Cuda OOM Error When Finetuning GPT Neo 2.7B

I’m trying to finetune the 2.7B model with some data I gathered. I’m running on Google Colab Pro with a T-100 16GB. When I run:

from happytransformer import HappyGeneration, GENTrainArgs
model= HappyGeneration("GPT-NEO", "EleutherAI/gpt-neo-2.7B")
args = GENTrainArgs(num_train_epochs = 1, learning_rate =1e-5)
model.train("file.txt", args=args)

I get this error

RuntimeError: CUDA out of memory.

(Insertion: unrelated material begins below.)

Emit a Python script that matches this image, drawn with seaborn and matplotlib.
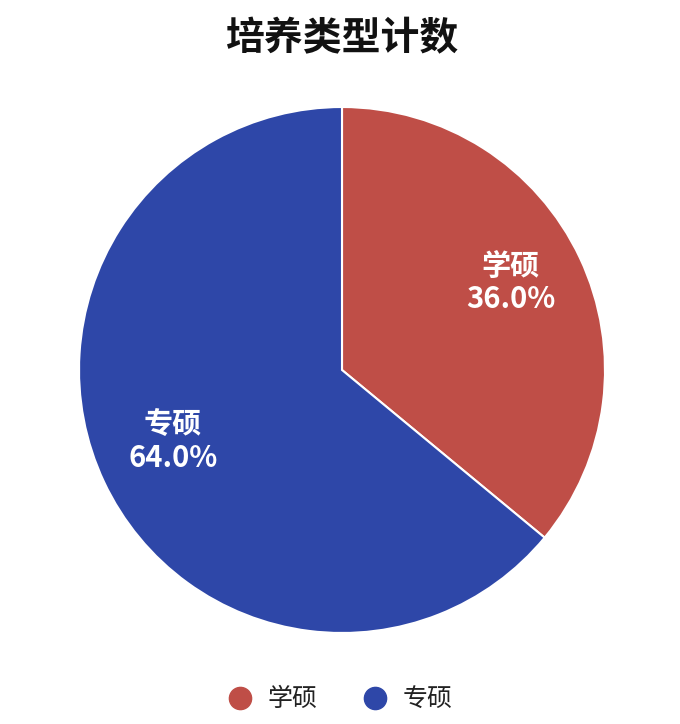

Tried to allocate 80.00 MiB (GPU 0; 15.90 GiB total capacity; 14.94 GiB already allocated; 61.75 MiB free; 14.96 GiB reserved in total by PyTorch)

I’m also getting this warning so it could have to do with the problem:

Token indices sequence length is longer than the specified maximum sequence length for this model (2337 > 2048). Running this sequence through the model will result in indexing errors

Does anyone know why I’m getting this error?

Check Keep getting CUDA OOM error with Pytorch failing to allocate all free memory - PyTorch Forums for the pytorch part of it.
I am seeing something similar for XLM, but in my case pytorch config override are not getting recognized. Need to check if hugging face is overriding it internally.